При этом следует иметь в виду и повсеместно распространенный инфантицид, и обычное стремление убивать незнакомцев, и войны между племенами, и внутриплеменные конфликты. В качестве иллюстрации автор приводит выдержки из протоколов бесед, которые проводила его сотрудница с туземками Новой Гвинеи. В ответ на просьбу рассказать о своем муже ни одна из женщин (!) не назвала единственного мужчину. Каждая повествовала, кто и как убил ее первого мужа, потом второго, третьего…

Парадоксальное сочетание исторически возраставшего потенциала взаимного истребления со снижением реального процента насильственной смертности уже само по себе заставляет предположить наличие какого-то культурно-психологического фактора, компенсирующего рост инструментальных возможностей. Выявить этот фактор, который до сих пор обеспечивал сохранение цивилизации на нашей планете, и его динамику, опосредованную антропогенными кризисами, – одна из задач настоящей книги.

Но я предварил Размышление данным примером, чтобы проиллюстрировать методологический прием характерный для новейшей (постнеклассической) науки [Степин В.С., 1992]. Гротескно изложу его суть, обратившись к старинной философской проблеме, которая долгое время принималась людьми практическими за досужую игру.

Многие мыслители с разочарованием признавали, что сомнение даже в самых интуитивно очевидных фактах, вплоть до существования окружающего мира, не может быть устранено при помощи исчерпывающих доводов. Невозможность опровергнуть стойкого солипсиста, утверждающего, что весь мир есть не более чем совокупность его (или моих?) субъективных ощущений, называли позором для философии и человеческого ума. Прибегали к «осязаемым аргументам» (ударам палкой), которые, конечно, по существу ничего не решали.

Для мышления, жаждущего безупречности, это был концептуальный тупик. Ведь если даже существование внешнего мира приходится принимать как условное «допущение», то и все прочие суждения о нем строятся на песке…

Между тем решение умозрительной головоломки было найдено даже раньше, чем сама она сделалась модной темой философских изысканий. Ехидный солипсист неуязвим до тех пор, пока не осмелится на завершающий шаг, усомнившись также и в своем собственном существовании. Сделать такой шаг он просто обязан, чтобы быть последовательным. Но тогда он сразу попадает в хитрую ловушку, петлю Р. Декарта: сомневаюсь, значит, мыслю, а мыслю – значит, существую!

Таким образом и обнаружилось первое странное обстоятельство: «Я существую!» – самое эмпирически достоверное из всех мыслимых суждений о мире. Значительно позже обнаружилось другое обстоятельство. А именно, что это суждение отражает факт крайне маловероятный («вселенское чудо»).

Дискуссии по поводу антропного космологического принципа в 60 – 80-х годах ХХ века показали, сколь удивительное сочетание фундаментальных констант физической Вселенной необходимо для появления белковой молекулы.
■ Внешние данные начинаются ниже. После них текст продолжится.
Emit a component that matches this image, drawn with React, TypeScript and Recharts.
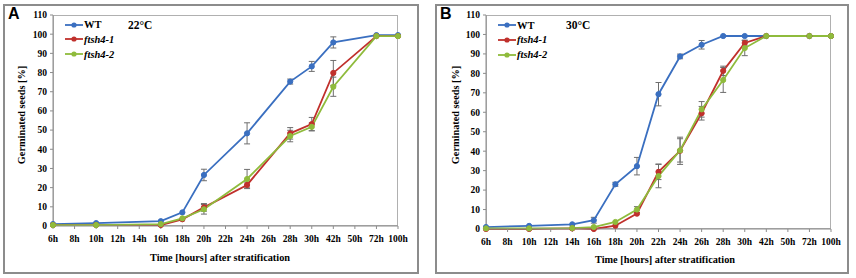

Исследования по эволюционной геологии и биологии продемонстрировали, насколько специфические свойства земной биосферы требовались для того, чтобы могли сформироваться высшие позвоночные и чтобы в итоге образовалась экологическая ниша для особого семейства животных, способных выжить только за счет искусственного опосредования отношений с остальной природой. Наконец, мы далее убедимся, какие «противоестественные» качества должна была выработать «вторая природа», чтобы ее создатель, совершенствуя орудия от каменного рубила до ядерной боеголовки, не истребил сам себя.

Но то, что каждый из наших современников называет коротким словом «Я», – продукт конкретной стадии в развитии космоса, жизни, а также культуры, успевшей овладеть беспримерными средствами истребления и уравновесить их достаточно эффективными (пока) механизмами самоконтроля. Безусловная реальность чрезвычайно маловероятного факта моего бытия превращает его в критический тест на правдоподобие естественнонаучных и обществоведческих концепций, многие из которых, будучи внутренне стройными, дисквалифицируются просто потому, что данному факту противоречат.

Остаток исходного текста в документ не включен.